### The problem
Without omitting anything, retype the data that follows.

### Collected material
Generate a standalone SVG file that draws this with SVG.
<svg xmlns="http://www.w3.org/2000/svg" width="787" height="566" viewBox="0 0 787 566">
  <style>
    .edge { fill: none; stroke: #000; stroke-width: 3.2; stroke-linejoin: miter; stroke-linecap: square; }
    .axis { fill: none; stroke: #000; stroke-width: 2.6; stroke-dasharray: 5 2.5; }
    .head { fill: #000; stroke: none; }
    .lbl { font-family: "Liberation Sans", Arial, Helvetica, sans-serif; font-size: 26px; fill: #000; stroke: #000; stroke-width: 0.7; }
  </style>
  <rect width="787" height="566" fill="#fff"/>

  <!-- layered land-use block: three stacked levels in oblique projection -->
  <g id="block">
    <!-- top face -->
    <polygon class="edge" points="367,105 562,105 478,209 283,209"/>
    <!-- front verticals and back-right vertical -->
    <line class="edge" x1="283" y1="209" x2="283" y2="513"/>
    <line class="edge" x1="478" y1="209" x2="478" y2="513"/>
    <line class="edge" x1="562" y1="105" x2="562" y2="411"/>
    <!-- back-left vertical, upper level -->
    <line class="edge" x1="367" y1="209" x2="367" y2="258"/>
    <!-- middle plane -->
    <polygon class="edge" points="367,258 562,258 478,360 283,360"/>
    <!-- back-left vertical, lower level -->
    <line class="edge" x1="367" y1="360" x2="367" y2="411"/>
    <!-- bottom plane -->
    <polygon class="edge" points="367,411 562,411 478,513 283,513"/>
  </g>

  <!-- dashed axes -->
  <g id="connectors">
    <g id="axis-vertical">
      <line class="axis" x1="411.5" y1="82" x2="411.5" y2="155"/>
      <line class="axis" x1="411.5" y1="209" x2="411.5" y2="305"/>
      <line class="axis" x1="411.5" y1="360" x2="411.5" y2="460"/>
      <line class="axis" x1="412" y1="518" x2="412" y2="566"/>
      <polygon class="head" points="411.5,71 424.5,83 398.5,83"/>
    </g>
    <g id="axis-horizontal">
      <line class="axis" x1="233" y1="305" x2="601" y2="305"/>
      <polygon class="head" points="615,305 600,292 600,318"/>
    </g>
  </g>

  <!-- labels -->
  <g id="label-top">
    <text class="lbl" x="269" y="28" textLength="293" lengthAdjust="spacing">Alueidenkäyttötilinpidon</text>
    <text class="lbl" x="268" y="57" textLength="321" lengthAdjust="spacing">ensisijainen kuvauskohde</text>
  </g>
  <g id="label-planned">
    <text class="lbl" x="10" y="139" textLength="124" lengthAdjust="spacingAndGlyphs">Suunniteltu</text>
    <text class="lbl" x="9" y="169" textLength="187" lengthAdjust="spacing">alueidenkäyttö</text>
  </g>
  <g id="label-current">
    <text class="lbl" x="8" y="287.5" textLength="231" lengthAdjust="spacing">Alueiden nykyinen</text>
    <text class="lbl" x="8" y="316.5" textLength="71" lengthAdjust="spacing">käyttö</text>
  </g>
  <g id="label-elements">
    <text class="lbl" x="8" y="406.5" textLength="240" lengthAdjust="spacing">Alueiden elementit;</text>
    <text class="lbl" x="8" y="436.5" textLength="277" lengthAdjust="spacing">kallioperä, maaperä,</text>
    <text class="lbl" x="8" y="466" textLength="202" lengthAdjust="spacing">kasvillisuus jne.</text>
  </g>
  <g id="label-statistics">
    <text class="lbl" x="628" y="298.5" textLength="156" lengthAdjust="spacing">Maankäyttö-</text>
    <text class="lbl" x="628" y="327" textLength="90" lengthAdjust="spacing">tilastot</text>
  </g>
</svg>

### Task result
Generate a standalone SVG file that draws this with SVG.
<svg xmlns="http://www.w3.org/2000/svg" width="787" height="566" viewBox="0 0 787 566">
  <style>
    .edge { fill: none; stroke: #000; stroke-width: 3.2; stroke-linejoin: miter; stroke-linecap: square; }
    .axis { fill: none; stroke: #000; stroke-width: 2.6; stroke-dasharray: 5 2.5; }
    .head { fill: #000; stroke: none; }
    .lbl { font-family: "Liberation Sans", Arial, Helvetica, sans-serif; font-size: 26px; fill: #000; stroke: #000; stroke-width: 0.7; }
  </style>
  <rect width="787" height="566" fill="#fff"/>

  <!-- layered land-use block: three stacked levels in oblique projection -->
  <g id="block">
    <!-- top face -->
    <polygon class="edge" points="367,105 562,105 478,209 283,209"/>
    <!-- front verticals and back-right vertical -->
    <line class="edge" x1="283" y1="209" x2="283" y2="513"/>
    <line class="edge" x1="478" y1="209" x2="478" y2="513"/>
    <line class="edge" x1="562" y1="105" x2="562" y2="411"/>
    <!-- back-left vertical, upper level -->
    <line class="edge" x1="367" y1="209" x2="367" y2="258"/>
    <!-- middle plane -->
    <polygon class="edge" points="367,258 562,258 478,360 283,360"/>
    <!-- back-left vertical, lower level -->
    <line class="edge" x1="367" y1="360" x2="367" y2="411"/>
    <!-- bottom plane -->
    <polygon class="edge" points="367,411 562,411 478,513 283,513"/>
  </g>

  <!-- dashed axes -->
  <g id="connectors">
    <g id="axis-vertical">
      <line class="axis" x1="411.5" y1="82" x2="411.5" y2="155"/>
      <line class="axis" x1="411.5" y1="209" x2="411.5" y2="305"/>
      <line class="axis" x1="411.5" y1="360" x2="411.5" y2="460"/>
      <line class="axis" x1="412" y1="518" x2="412" y2="566"/>
      <polygon class="head" points="411.5,71 424.5,83 398.5,83"/>
    </g>
    <g id="axis-horizontal">
      <line class="axis" x1="233" y1="305" x2="601" y2="305"/>
      <polygon class="head" points="615,305 600,292 600,318"/>
    </g>
  </g>

  <!-- labels -->
  <g id="label-top">
    <text class="lbl" x="269" y="28" textLength="293" lengthAdjust="spacing">Alueidenkäyttötilinpidon</text>
    <text class="lbl" x="268" y="57" textLength="321" lengthAdjust="spacing">ensisijainen kuvauskohde</text>
  </g>
  <g id="label-planned">
    <text class="lbl" x="10" y="139" textLength="124" lengthAdjust="spacingAndGlyphs">Suunniteltu</text>
    <text class="lbl" x="9" y="169" textLength="187" lengthAdjust="spacing">alueidenkäyttö</text>
  </g>
  <g id="label-current">
    <text class="lbl" x="8" y="287.5" textLength="231" lengthAdjust="spacing">Alueiden nykyinen</text>
    <text class="lbl" x="8" y="316.5" textLength="71" lengthAdjust="spacing">käyttö</text>
  </g>
  <g id="label-elements">
    <text class="lbl" x="8" y="406.5" textLength="240" lengthAdjust="spacing">Alueiden elementit;</text>
    <text class="lbl" x="8" y="436.5" textLength="277" lengthAdjust="spacing">kallioperä, maaperä,</text>
    <text class="lbl" x="8" y="466" textLength="202" lengthAdjust="spacing">kasvillisuus jne.</text>
  </g>
  <g id="label-statistics">
    <text class="lbl" x="628" y="298.5" textLength="156" lengthAdjust="spacing">Maankäyttö-</text>
    <text class="lbl" x="628" y="327" textLength="90" lengthAdjust="spacing">tilastot</text>
  </g>
</svg>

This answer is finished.